• [AIM OF THE EXERCISE]
Set down the data below from its first line to the line holding "Chart.register(...registerables);", inclusive; omit all pictures.

• [RAW DATA]
———
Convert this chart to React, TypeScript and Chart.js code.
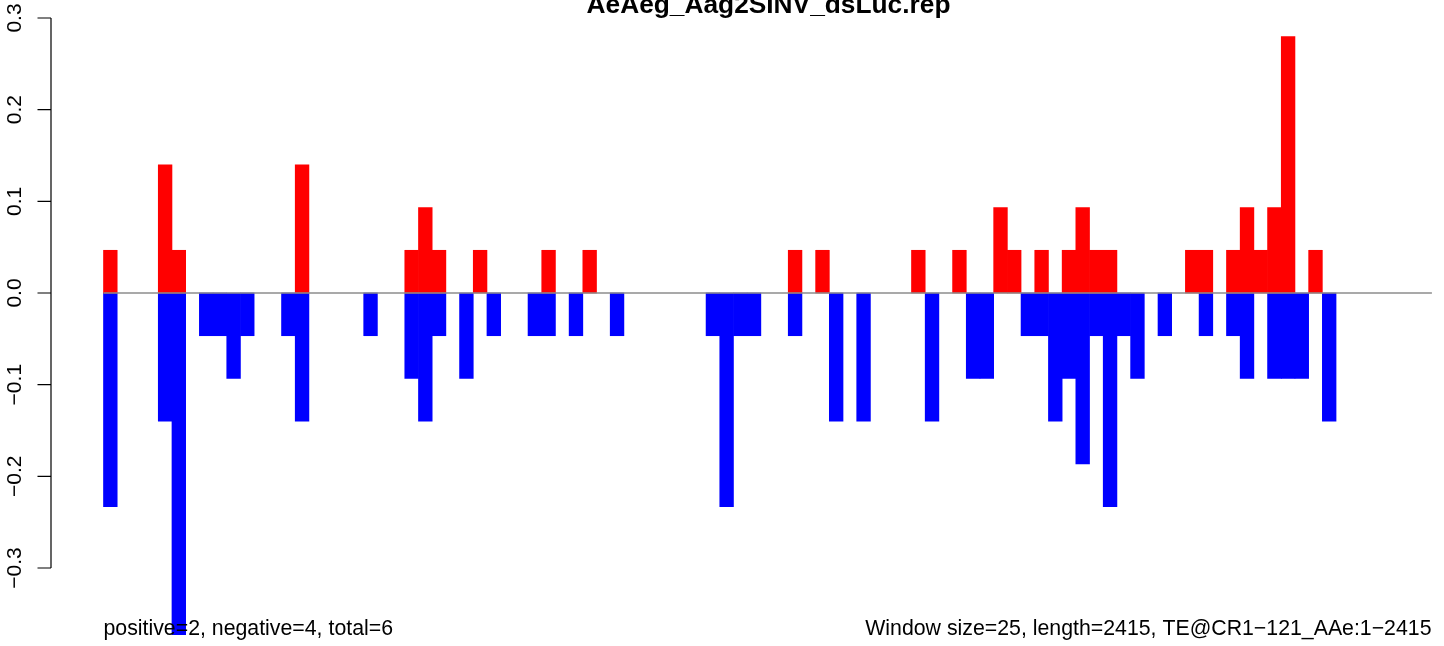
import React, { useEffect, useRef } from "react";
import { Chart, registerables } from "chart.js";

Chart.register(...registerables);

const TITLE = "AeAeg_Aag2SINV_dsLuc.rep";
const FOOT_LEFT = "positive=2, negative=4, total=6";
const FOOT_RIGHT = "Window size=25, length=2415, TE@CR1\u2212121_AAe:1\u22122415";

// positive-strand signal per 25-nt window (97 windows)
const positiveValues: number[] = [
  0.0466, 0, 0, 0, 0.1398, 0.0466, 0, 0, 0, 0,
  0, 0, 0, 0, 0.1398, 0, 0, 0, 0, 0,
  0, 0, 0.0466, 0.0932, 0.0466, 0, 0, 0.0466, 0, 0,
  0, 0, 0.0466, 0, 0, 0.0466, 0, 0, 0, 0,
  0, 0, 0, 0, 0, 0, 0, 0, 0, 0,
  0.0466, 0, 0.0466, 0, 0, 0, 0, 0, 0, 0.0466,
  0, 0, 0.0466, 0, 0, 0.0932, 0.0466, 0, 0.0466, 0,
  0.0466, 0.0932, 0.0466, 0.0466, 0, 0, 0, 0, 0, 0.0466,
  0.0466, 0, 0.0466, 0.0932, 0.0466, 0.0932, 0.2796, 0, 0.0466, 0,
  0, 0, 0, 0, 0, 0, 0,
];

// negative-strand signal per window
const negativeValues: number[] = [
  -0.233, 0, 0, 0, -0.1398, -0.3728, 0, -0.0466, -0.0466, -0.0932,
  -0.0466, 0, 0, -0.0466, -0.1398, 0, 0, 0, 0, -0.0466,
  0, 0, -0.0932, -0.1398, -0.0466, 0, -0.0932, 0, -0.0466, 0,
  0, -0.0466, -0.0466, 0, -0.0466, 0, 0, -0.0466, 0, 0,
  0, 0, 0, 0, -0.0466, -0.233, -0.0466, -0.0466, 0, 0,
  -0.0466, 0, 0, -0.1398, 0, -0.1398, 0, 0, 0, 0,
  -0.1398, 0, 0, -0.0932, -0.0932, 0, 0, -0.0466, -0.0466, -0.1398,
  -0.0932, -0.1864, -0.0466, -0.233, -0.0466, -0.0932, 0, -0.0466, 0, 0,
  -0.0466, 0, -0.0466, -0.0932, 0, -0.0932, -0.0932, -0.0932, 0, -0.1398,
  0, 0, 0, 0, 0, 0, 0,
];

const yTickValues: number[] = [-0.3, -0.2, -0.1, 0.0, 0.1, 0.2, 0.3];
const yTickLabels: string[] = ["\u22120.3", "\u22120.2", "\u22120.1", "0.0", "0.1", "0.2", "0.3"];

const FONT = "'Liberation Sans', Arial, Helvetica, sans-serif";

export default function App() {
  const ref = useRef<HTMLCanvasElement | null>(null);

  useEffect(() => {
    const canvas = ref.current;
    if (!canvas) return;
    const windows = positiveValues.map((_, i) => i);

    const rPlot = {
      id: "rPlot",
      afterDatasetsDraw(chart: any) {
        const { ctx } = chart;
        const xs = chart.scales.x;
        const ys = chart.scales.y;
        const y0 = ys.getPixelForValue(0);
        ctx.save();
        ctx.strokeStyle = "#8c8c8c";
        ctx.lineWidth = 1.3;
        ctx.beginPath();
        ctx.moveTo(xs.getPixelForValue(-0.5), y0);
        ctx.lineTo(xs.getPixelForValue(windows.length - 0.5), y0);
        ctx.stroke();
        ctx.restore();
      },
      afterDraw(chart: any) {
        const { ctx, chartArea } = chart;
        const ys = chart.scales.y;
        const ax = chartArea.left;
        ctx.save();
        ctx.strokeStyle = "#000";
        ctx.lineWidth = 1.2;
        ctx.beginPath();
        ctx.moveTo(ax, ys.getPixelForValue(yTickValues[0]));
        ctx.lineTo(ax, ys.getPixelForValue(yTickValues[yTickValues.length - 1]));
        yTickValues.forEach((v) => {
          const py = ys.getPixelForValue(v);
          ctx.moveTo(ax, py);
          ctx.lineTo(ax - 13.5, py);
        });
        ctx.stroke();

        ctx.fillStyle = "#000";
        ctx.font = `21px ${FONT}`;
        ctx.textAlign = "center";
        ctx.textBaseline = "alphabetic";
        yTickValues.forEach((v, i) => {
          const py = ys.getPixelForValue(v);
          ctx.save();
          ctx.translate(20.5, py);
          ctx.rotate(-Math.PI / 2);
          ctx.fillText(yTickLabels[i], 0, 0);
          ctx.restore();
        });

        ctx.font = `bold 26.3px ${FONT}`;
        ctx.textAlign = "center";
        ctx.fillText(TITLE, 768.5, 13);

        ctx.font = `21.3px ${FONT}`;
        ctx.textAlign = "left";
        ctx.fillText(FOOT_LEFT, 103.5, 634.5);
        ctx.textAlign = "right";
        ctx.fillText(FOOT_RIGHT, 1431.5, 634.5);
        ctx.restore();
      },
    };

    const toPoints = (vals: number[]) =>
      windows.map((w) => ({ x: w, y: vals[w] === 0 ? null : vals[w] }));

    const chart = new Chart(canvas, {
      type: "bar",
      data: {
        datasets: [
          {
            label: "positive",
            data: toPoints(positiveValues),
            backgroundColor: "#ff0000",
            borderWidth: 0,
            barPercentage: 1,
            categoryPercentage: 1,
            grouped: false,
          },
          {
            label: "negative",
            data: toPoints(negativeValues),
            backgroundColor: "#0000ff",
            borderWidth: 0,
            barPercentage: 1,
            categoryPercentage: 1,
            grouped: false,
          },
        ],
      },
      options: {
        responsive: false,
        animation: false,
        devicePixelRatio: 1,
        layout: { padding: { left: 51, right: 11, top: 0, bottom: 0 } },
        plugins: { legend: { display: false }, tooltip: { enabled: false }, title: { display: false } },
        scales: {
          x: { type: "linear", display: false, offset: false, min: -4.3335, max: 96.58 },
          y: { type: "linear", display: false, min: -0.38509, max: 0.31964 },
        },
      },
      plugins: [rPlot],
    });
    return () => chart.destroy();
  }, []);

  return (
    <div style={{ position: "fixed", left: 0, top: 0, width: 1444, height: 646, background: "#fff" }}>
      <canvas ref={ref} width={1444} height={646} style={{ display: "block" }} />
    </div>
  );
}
———
• [TASK RESPONSE]
Convert this chart to React, TypeScript and Chart.js code.
import React, { useEffect, useRef } from "react";
import { Chart, registerables } from "chart.js";

Chart.register(...registerables);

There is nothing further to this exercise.